There are three propositions relevant here, to which one may assign varying degrees of probability.
The Catholic Church is the true Church (i.e., all Christians ought to be in communion with Rome and Rome will never teach an error such that faithful Christians would have to break communion with Rome in order to remain faithful)
The Catholic Church teaches X, in such a way that if it ceased to teach X it would be admitting that proposition 1 was false.
X is false.
If one ranks the probabilities in the order I listed above–if one is more certain that Catholicism as a whole is true than that X is the permanent, unalterable teaching of the Church or that X is false–then one should remain Catholic. But even if one gives 2 or 3 a higher probability than 1, or 3 a higher probability than 2, one should remain Catholic. The only point at which it would be dishonest to remain Catholic would be if one were more certain of both 2 and 3 than of 1. that would mean that, functionally, one no longer believed 1.

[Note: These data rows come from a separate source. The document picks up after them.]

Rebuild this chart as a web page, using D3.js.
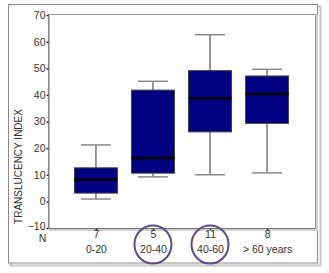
<!DOCTYPE html>
<html><head><meta charset="utf-8">
<script src="https://cdnjs.cloudflare.com/ajax/libs/d3/7.8.5/d3.min.js"></script>
<style>html,body{margin:0;padding:0;background:#fff;}svg{display:block;font-family:"Liberation Sans",Arial,sans-serif;}</style>
</head><body>
<svg id="c" width="329" height="273"></svg>
<script>
const categories = ["0-20", "20-40", "40-60", "> 60 years"];
const counts = ["7", "5", "11", "8"];
const whiskerLow = [0.9, 9.2, 10.0, 10.7];
const q1 = [3.1, 10.6, 26.1, 29.3];
const median = [8.2, 16.3, 38.7, 40.3];
const q3 = [12.6, 41.8, 49.1, 47.1];
const whiskerHigh = [21.2, 45.1, 62.6, 49.6];
const yTicks = [-10, 0, 10, 20, 30, 40, 50, 60, 70];
const circled = ["20-40", "40-60"];
const yTitle = "TRANSLUCENCY INDEX";

const svg = d3.select("#c");
const L = 48, R = 315, T = 15, B = 228;

// outer frame with shadow
svg.append("rect").attr("x", 10.5).attr("y", 6.5).attr("width", 310).attr("height", 259).attr("fill", "none").attr("stroke", "#c8c8c8").attr("stroke-width", 2);
svg.append("rect").attr("x", 8.5).attr("y", 4.5).attr("width", 309).attr("height", 258.5).attr("fill", "#fff").attr("stroke", "#8a8a8a").attr("stroke-width", 1);

// plot frame
svg.append("rect").attr("x", L + 2).attr("y", 14 + 2).attr("width", R - L).attr("height", B - 14).attr("fill", "none").attr("stroke", "#cfcfcf").attr("stroke-width", 2);
svg.append("rect").attr("x", L + 0.5).attr("y", 14.5).attr("width", R - L).attr("height", B - 14).attr("fill", "#fff").attr("stroke", "#999").attr("stroke-width", 1);

const y = d3.scaleLinear().domain([-10, 70]).range([B, T]);
const x = d3.scalePoint().domain(categories).range([L, R]).padding(0.84);

// y axis
const yAxis = d3.axisLeft(y).tickValues(yTicks).tickSize(2).tickPadding(1).tickFormat(d3.format("d"));
const gy = svg.append("g").attr("transform", `translate(${L + 0.5},0)`).call(yAxis);
gy.select(".domain").attr("stroke", "#777");
gy.selectAll(".tick line").attr("stroke", "#333").attr("stroke-width", 1.5);
gy.selectAll(".tick text").attr("fill", "#333").attr("font-size", 10.5).attr("font-family", "Liberation Sans, Arial, sans-serif");
gy.selectAll(".tick").filter(d => d === -10).select("text").attr("dy", "0.1em");

// x axis ticks (small inward marks below axis) and labels
const xAxis = d3.axisBottom(x).tickSize(2).tickPadding(0).tickFormat((d, i) => counts[i]);
const gx = svg.append("g").attr("transform", `translate(0,${B + 0.5})`).call(xAxis);
gx.select(".domain").attr("stroke", "#777").attr("d", `M${L},0H${R}`);
gx.selectAll(".tick line").attr("stroke", "#333").attr("stroke-width", 1.5);
gx.selectAll(".tick text").attr("fill", "#333").attr("font-size", 10.5).attr("font-family", "Liberation Sans, Arial, sans-serif");
gx.selectAll(".tick").append("text").attr("y", 24).attr("fill", "#333").attr("font-size", 10.5)
  .attr("text-anchor", "middle").attr("font-family", "Liberation Sans, Arial, sans-serif").text(d => d);

svg.append("text").attr("x", 42.5).attr("y", 242).attr("text-anchor", "middle").attr("fill", "#333").attr("font-size", 10.5).text("N");

svg.append("text").attr("transform", `translate(22,${(103 + 230) / 2}) rotate(-90)`).attr("text-anchor", "middle")
  .attr("fill", "#333").attr("font-size", 10).text(yTitle);

// boxes
const bw = 43, cw = 30;
const g = svg.append("g");
categories.forEach((c, i) => {
  const cx = x(c);
  g.append("line").attr("x1", cx).attr("x2", cx).attr("y1", y(whiskerHigh[i])).attr("y2", y(q3[i])).attr("stroke", "#777").attr("stroke-width", 1.5);
  g.append("line").attr("x1", cx).attr("x2", cx).attr("y1", y(q1[i])).attr("y2", y(whiskerLow[i])).attr("stroke", "#777").attr("stroke-width", 1.5);
  g.append("line").attr("x1", cx - cw / 2).attr("x2", cx + cw / 2).attr("y1", y(whiskerHigh[i])).attr("y2", y(whiskerHigh[i])).attr("stroke", "#888").attr("stroke-width", 1.5);
  g.append("line").attr("x1", cx - cw / 2).attr("x2", cx + cw / 2).attr("y1", y(whiskerLow[i])).attr("y2", y(whiskerLow[i])).attr("stroke", "#888").attr("stroke-width", 1.5);
  g.append("rect").attr("x", cx - bw / 2).attr("y", y(q3[i])).attr("width", bw).attr("height", y(q1[i]) - y(q3[i]))
    .attr("fill", "#000080").attr("stroke", "#444").attr("stroke-width", 1);
  g.append("line").attr("x1", cx - bw / 2).attr("x2", cx + bw / 2).attr("y1", y(median[i])).attr("y2", y(median[i])).attr("stroke", "#000").attr("stroke-width", 2.5);
});

// circles around highlighted groups
circled.forEach(c => {
  svg.append("ellipse").attr("cx", x(c)).attr("cy", 244.5).attr("rx", 18.5).attr("ry", 19)
    .attr("fill", "none").attr("stroke", "#5e4a88").attr("stroke-width", 2);
});
</script>
</body></html>
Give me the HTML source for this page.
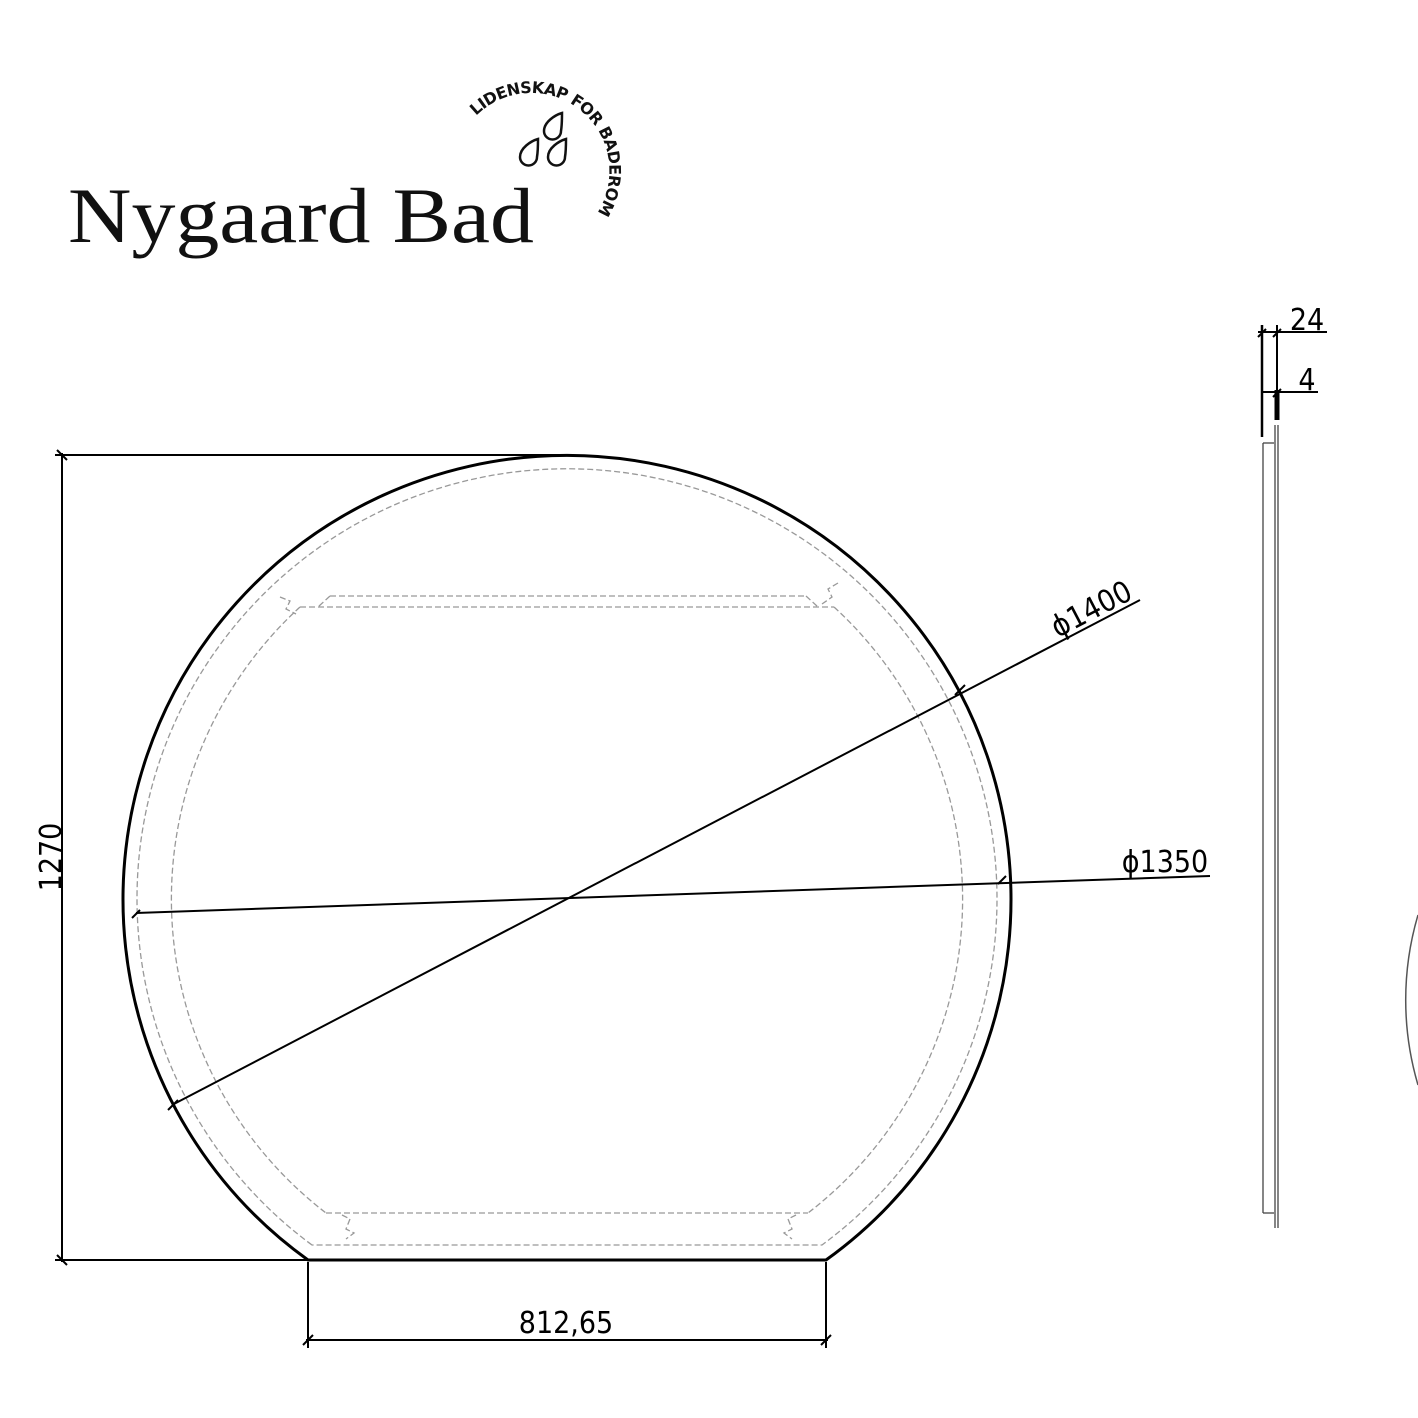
<!DOCTYPE html>
<html><head><meta charset="utf-8"><style>html,body{margin:0;padding:0;background:#fff}svg{display:block}</style></head><body>
<svg width="1418" height="1418" viewBox="0 0 1418 1418" xmlns="http://www.w3.org/2000/svg">
<defs><path id="arc" d="M 476 116 A 78 78 0 0 1 600 208"/></defs>
<text x="68" y="242" font-family="Liberation Serif, serif" font-size="78" fill="#111" textLength="466" lengthAdjust="spacingAndGlyphs">Nygaard Bad</text>
<text font-family="DejaVu Sans, sans-serif" font-weight="bold" font-size="16" fill="#111" textLength="228" lengthAdjust="spacing"><textPath href="#arc">LIDENSKAP FOR BADEROM</textPath></text>
<g fill="none" stroke="#111" stroke-width="2.5">
<path transform="translate(552,128)" d="M10 -15 C3 -13 -8 -6 -8 3 A8.5 8.5 0 0 0 9 3 C10 -3 10 -10 10 -15Z"/>
<path transform="translate(528,154)" d="M10 -15 C3 -13 -8 -6 -8 3 A8.5 8.5 0 0 0 9 3 C10 -3 10 -10 10 -15Z"/>
<path transform="translate(556,154)" d="M10 -15 C3 -13 -8 -6 -8 3 A8.5 8.5 0 0 0 9 3 C10 -3 10 -10 10 -15Z"/>
</g>
<path d="M 308 1260 A 444 444 0 1 1 826 1260 Z" stroke="#000" stroke-width="3" fill="none"/>
<g fill="none" stroke="#999" stroke-width="1.3" stroke-dasharray="6 3">
<path d="M 312 1245 A 430 430 0 1 1 822 1245 Z"/>
<path d="M 300 607 A 396 396 0 0 0 326 1213"/>
<path d="M 834 607 A 396 396 0 0 1 808 1213"/>
<path d="M 300 607 L 834 607 M 330 596 L 806 596 M 330 596 L 318 607 M 806 596 L 818 607"/>
<path d="M 280 597 l10 4 -4 8 10 5 M 838 583 l-10 6 4 8 -10 7"/>
<path d="M 326 1213 L 808 1213"/>
<path d="M 342 1215 l8 4 -4 10 8 4 -8 6 M 796 1215 l-8 4 4 10 -8 4 8 6"/>
</g>
<g stroke="#000" stroke-width="2" fill="none">
<line x1="62" y1="453" x2="62" y2="1262"/>
<line x1="55" y1="455" x2="572" y2="455"/>
<line x1="55" y1="1260" x2="308" y2="1260"/>
<line x1="308" y1="1262" x2="308" y2="1348"/>
<line x1="826" y1="1262" x2="826" y2="1348"/>
<line x1="306" y1="1340" x2="828" y2="1340"/>
<line x1="172" y1="1105" x2="1140" y2="600"/>
<line x1="136" y1="913" x2="1210" y2="876"/>
<path d="M57 450l10 10M57 1255l10 10M303 1345l10-10M821 1345l10-10M168 1110l10-10M955 695l10-10M132 918l8-8M998 884l8-8"/>
</g>
<g font-family="DejaVu Sans Condensed, DejaVu Sans, sans-serif" font-size="30" fill="#000">
<text x="566" y="1333" text-anchor="middle">812,65</text>
<text transform="translate(61,857) rotate(-90)" text-anchor="middle">1270</text>
<text transform="translate(1096,618) rotate(-27.5)" text-anchor="middle">ϕ1400</text>
<text x="1165" y="872" text-anchor="middle">ϕ1350</text>
<text x="1307" y="330" text-anchor="middle">24</text>
<text x="1307" y="390" text-anchor="middle">4</text>
</g>
<g stroke="#000" fill="none">
<line x1="1262" y1="325" x2="1262" y2="437" stroke-width="2.5"/>
<line x1="1277" y1="325" x2="1277" y2="420" stroke-width="2"/>
<line x1="1277" y1="390" x2="1277" y2="420" stroke-width="5"/>
<line x1="1258" y1="332" x2="1327" y2="332" stroke-width="2"/>
<line x1="1262" y1="392" x2="1318" y2="392" stroke-width="2"/>
<path d="M1258 337l8-8M1273 337l8-8M1273 397l8-8" stroke-width="2"/>
<g stroke="#444" stroke-width="1.3">
<line x1="1275" y1="425" x2="1275" y2="1228"/>
<line x1="1278" y1="425" x2="1278" y2="1228"/>
<line x1="1263" y1="443" x2="1263" y2="1213"/>
<line x1="1263" y1="443" x2="1274" y2="443"/>
<line x1="1263" y1="1213" x2="1274" y2="1213"/>
</g>
</g>
<path d="M1418 915 A 300 300 0 0 0 1418 1085" stroke="#555" stroke-width="1.5" fill="none"/>
</svg>
</body></html>
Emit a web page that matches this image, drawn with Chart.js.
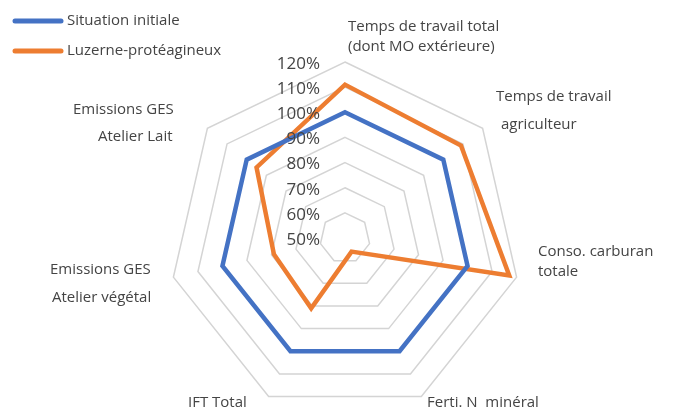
<!DOCTYPE html>
<html>
<head>
<meta charset="utf-8">
<script src="https://cdn.jsdelivr.net/npm/chart.js@4.4.0/dist/chart.umd.min.js"></script>
<style>
  html, body { margin: 0; padding: 0; background: #fff; overflow: hidden; }
  #wrap { position: relative; width: 673px; height: 450px; }
</style>
</head>
<body>
<div id="wrap"><canvas id="radar" width="673" height="450"></canvas></div>
<script>
const categories = [
  ['Temps de travail total', '(dont MO extérieure)'],
  ['Temps de travail', 'agriculteur'],
  ['Conso. carburan', 'totale'],
  ['Ferti. N  minéral'],
  ['IFT Total'],
  ['Emissions GES', 'Atelier végétal'],
  ['Emissions GES', 'Atelier Lait']
];
const situationInitiale = [100, 100, 100, 100, 100, 100, 100];
const luzerneProteagineux = [111, 109, 117, 56, 81, 79, 95];
const tickValues = [50, 60, 70, 80, 90, 100, 110, 120];

// where each line of the category labels sits (left edge, middle)
const labelSpots = [
  [[348, 27], [348, 47]],
  [[496, 97], [501, 125]],
  [[538, 252], [538, 272]],
  [[427, 403]],
  [[188, 403]],
  [[50, 270], [52, 298]],
  [[73, 110], [98, 137]]
];

const textColor = '#444444';
const family = '"Open Sans", "Noto Sans", sans-serif';

const overlay = {
  id: 'overlay',
  afterDraw(chart) {
    const ctx = chart.ctx;
    const r = chart.scales.r;
    ctx.save();
    ctx.fillStyle = textColor;
    ctx.textBaseline = 'middle';

    // tick labels, right aligned left of the vertical axis
    ctx.font = '17px ' + family;
    ctx.textAlign = 'right';
    tickValues.forEach(v => {
      const y = r.yCenter - r.getDistanceFromCenterForValue(v);
      ctx.fillText(v + '%', r.xCenter - 25, y + 2);
    });

    // category labels
    ctx.font = '15px ' + family;
    ctx.textAlign = 'left';
    labelSpots.forEach((spot, i) => {
      categories[i].forEach((line, j) => ctx.fillText(line, spot[j][0], spot[j][1]));
    });

    // legend
    chart.data.datasets.forEach((ds, i) => {
      const y = 21 + i * 30;
      ctx.strokeStyle = ds.borderColor;
      ctx.lineWidth = 5;
      ctx.lineCap = 'round';
      ctx.beginPath();
      ctx.moveTo(15, y);
      ctx.lineTo(61, y);
      ctx.stroke();
      ctx.fillText(ds.label, 67, y);
    });
    ctx.restore();
  }
};

new Chart(document.getElementById('radar'), {
  type: 'radar',
  data: {
    labels: categories,
    datasets: [
      {
        label: 'Situation initiale',
        data: situationInitiale,
        borderColor: '#4472C4',
        backgroundColor: 'transparent',
        borderWidth: 4.5,
        pointRadius: 0,
        fill: false
      },
      {
        label: 'Luzerne-protéagineux',
        data: luzerneProteagineux,
        borderColor: '#ED7D31',
        backgroundColor: 'transparent',
        borderWidth: 4.5,
        pointRadius: 0,
        fill: false
      }
    ]
  },
  options: {
    responsive: false,
    animation: false,
    devicePixelRatio: 1,
    layout: { padding: { top: 62, bottom: 36, left: 169, right: 152 } },
    plugins: {
      legend: { display: false },
      tooltip: { enabled: false }
    },
    scales: {
      r: {
        min: 50,
        max: 120,
        ticks: { display: false, stepSize: 10 },
        grid: { color: '#D4D4D4', lineWidth: 1.5 },
        angleLines: { display: false },
        pointLabels: { display: false }
      }
    }
  },
  plugins: [overlay]
});
</script>
</body>
</html>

It’s a bit different for someone like myself looking in from the outside, but in terms of whether there is any insuperable obstacle to becoming Catholic the same principle applies.
The “X” that bothers me most is the doctrine that women are incapable of being ordained.
But even then, it is a very close call for me whether 2 or 3 is more probable, and I definitely give 1 a higher probability than either.
This framework gives us six possible attitudes to Catholic doctrine, arranged in three pairs from most orthodox to downright heretical.
123 or 213 would be the normal order for an orthodox, fairly contented Catholic. In both you are relatively confident that the Church is true and that the Church teaches the doctrine in question, over against any questions you may have about the doctrine considered in itself. You might, if left to your own devices, disbelieve X, or on the other hand X may seem obviously true. But as long as you are more certain of 1 than of 2 and of 2 than of 3, it doesn’t make a lot of difference to your peace of mind or your relation to the Church.
The difference between 123 and 213 has to do with the hierarchy of truths. If you hold 213 on a doctrine you are so sure that it’s an intrinsic part of Church teaching that if the Church changed you would no longer believe the Church. Clearly on some things–like the resurrection of Jesus, or the Trinity, or the Incarnation, and probably also the Real Presence and other basic sacramental doctrines, as well as some basic moral doctrines–213 is the proper order. That is to say, some things are higher on the hierarchy of truths than the claims about the Church represented by “1.” But if you put 1 higher than 2 (either 123 or 132), then you are so confident in the Church (or relatively uncertain about whether the Church has permanently committed itself to this particular thing) that you would remain Catholic even if, to your surprise and shock, 2 turned out to be false with regard to X.
Another way of putting it, then, is that the more doctrines with regard to which you hold 123 or 132, the higher up (relatively) you put trust in the Church itself, compared to belief in specific doctrines. In an extreme case, you might say that 123 holds for all doctrines–that you believe even in Jesus only on the basis of the authority of the Church. (Augustine is, of course, often quoted to support this, though I question whether he meant it as strongly as that. And if he did, he was flatly wrong.) I think that’s a very distorted way to hold the hierarchy of truths.
But on the other hand, if you hold 213 for pretty much all doctrines, then you are going to be perpentually nervous and on edge, because if the Church ceases to teach what you think it teaches, then you might lose your faith in the Church altogether. “Traditionalist” Catholics tend to hold 213 for a lot of doctrines, while other “conservative” Catholics (the ones who get accused of “worshiping the Pope”) hold 123 for most doctrines.
On women’s ordination, for instance, I have a traditionalist friend who says that if the Church changed her position on this, he wouldn’t be able to believe in the Church any more. That’s a statement of 213.
132 and 312 are the “faithful dissenter” positions, when applied to something that the Magisterium proposes as true. People who hold one of these two positions on a doctrine are more confident that the Church is true in general than that the Church actually teaches the doctrine in question. Thus, they dissent from a particular official stance not just because they think it’s false but also because they don’t think it is, in fact, the permanent teaching of the Church. The difference between them is that the 132 dissenter would submit to the Church if convinced that X was really a teaching of the Church. The 312 dissenter would not. So 132 has a better claim to be a “faithful dissenter” than 312.
321 and 231, finally, are the positions that really do seem incompatible with being a faithful Catholic. If you are sure that the Church teaches something and that it is false–more sure of both of these things than of the truth of the Church in general–then yes, under those circumstances it does seem dishonest to go on being a Catholic.
The only difference between them would be the possible path back to reconciliation with the Church. For 321, this would be more likely to involve being convinced that the Church really didn’t teach the thing in question. For 231, it would be more likely to involve being convinced that the thing was in fact true. So, for instance, there are 321 dissenters who have what most of us on this forum would consider seriously mistaken views of Church teaching. They don’t actually reject what the Church teaches but what they think it teaches. There are others who may reject things that many on this forum believe, but regarding which there is real debate among Catholics.